La rhétorique diplomatique a une fois de plus buté contre le mur des réalités du terrain dans l’Est de la République démocratique du Congo. Ce dimanche 21 décembre, le président Félix Tshisekedi, intervenant par visioconférence lors d’un sommet ad hoc du Mécanisme régional de suivi de l’accord-cadre de la Conférence internationale sur la région des Grands Lacs (CIRGL), a porté un coup sévère aux narratives optimistes. Son propos, tranchant et documenté, a déconstruit point par point le prétendu retrait de l’AFC/M23 d’Uvira, une affirmation qui, selon lui, « ne correspond ni aux faits ni aux observations recueillies sur le terrain ».
Cette sortie présidentielle, loin d’être une simple prise de position, constitue un réquisitoire accablant contre l’inertie observée dans le processus de pacification. Tshisekedi a explicitement relié la continuité de l’insécurité dans les provinces du Nord-Kivu et du Sud-Kivu à la présence des troupes rwandaises et de leurs supplétifs locaux. « Nos informations établissent que des éléments armés demeurent présents dans la ville et ses environs immédiats, que des positions stratégiques restent occupées et que la population continue d’être exposée à des exactions », a-t-il déclaré, offrant une image en contraste total avec les communiqués annonçant des désengagements.
L’enjeu dépasse le simple fait militaire pour toucher à la crédibilité même des institutions régionales. En s’adressant à un aréopage comprenant l’Union africaine, l’Union européenne, les États-Unis et les Nations Unies, le chef de l’État congolais a placé la barre très haut. Il a rejeté avec fermeté toute manœuvre dilatoire, clarifiant sans ambages la position de Kinshasa : « Ce que nous attendons, ce n’est ni un redéploiement, ni un déplacement tactique, mais le retrait effectif, complet et sans équivoque des troupes rwandaises de l’ensemble du territoire de la République démocratique du Congo ». Cette exigence, présentée comme non-négociable, se veut l’application stricte des engagements internationaux et des résolutions en vigueur, que plusieurs observateurs estiment jusqu’ici lettre morte.

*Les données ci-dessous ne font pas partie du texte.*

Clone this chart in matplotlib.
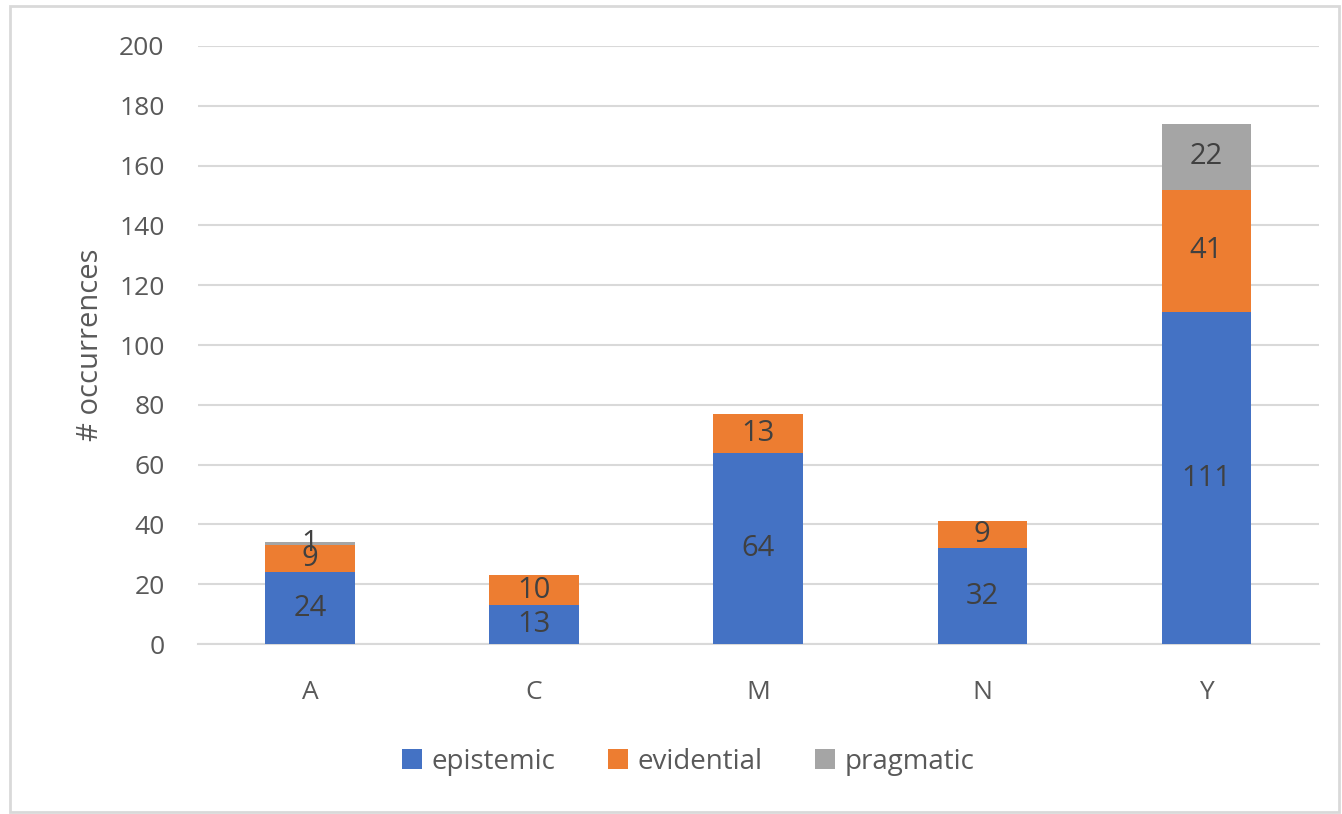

Que révèle cette fermeté soudaine dans le discours présidentiel ? Analysée à la loupe, elle semble être le fruit d’une double constatation : l’échec patent des mécanismes de pression discrets et l’exaspération grandissante d’une population congolaise lasse des cycles de violence. Le sommet du CIRGL, censé être le cadre par excellence de la résolution de ce conflit dans l’Est du Congo, est ainsi transformé en tribune pour un ultimatum. Tshisekedi joue ici un jeu risqué, misant sur la mobilisation de la communauté internationale pour isoler Kigali et imposer une solution durable. L’échec de cette stratégie pourrait non seulement ancrer l’impasse sécuritaire mais aussi fragiliser sa stature sur la scène régionale.
La situation à Uvira et dans le Grand Lac devient donc le symbole d’un conflit plus large, où la guerre par procuration se mêle à des enjeux géostratégiques complexes. La présence persistante de combattants, malgré les annonces, pose une question fondamentale : qui, réellement, contrôle le calendrier de la paix dans la région des Grands Lacs ? Les déclarations du président congolais jettent une lumière crue sur le fossé abyssal entre les déclarations d’intention, souvent faites dans les hôtels climatisés des capitales étrangères, et la souffrance quotidienne des communautés locales. La sécurité promise reste un mirage pour des centaines de milliers de civils.
À l’issue de ce sommet, la balle est désormais dans le camp des partenaires internationaux et des autres membres du CIRGL. Accepteront-ils de passer des condamnations de principe à des actions coercitives concrètes pour contraindre au respect du droit international ? La crédibilité de tout le mécanisme régional de suivi est en jeu. Pour Kinshasa, le temps des demi-mesures et des compromis boiteux est révolu. La prochaine étape sera cruciale : soit la communauté internationale donne du poids aux exigences congolaises en garantissant un monitoring indépendant et contraignant sur le terrain, soit elle acte son impuissance à régler un conflit qui mine la stabilité de toute l’Afrique centrale depuis des décennies. Les prochaines semaines, sur le front comme dans les couloirs diplomatiques, seront déterminantes pour l’avenir de la RDC.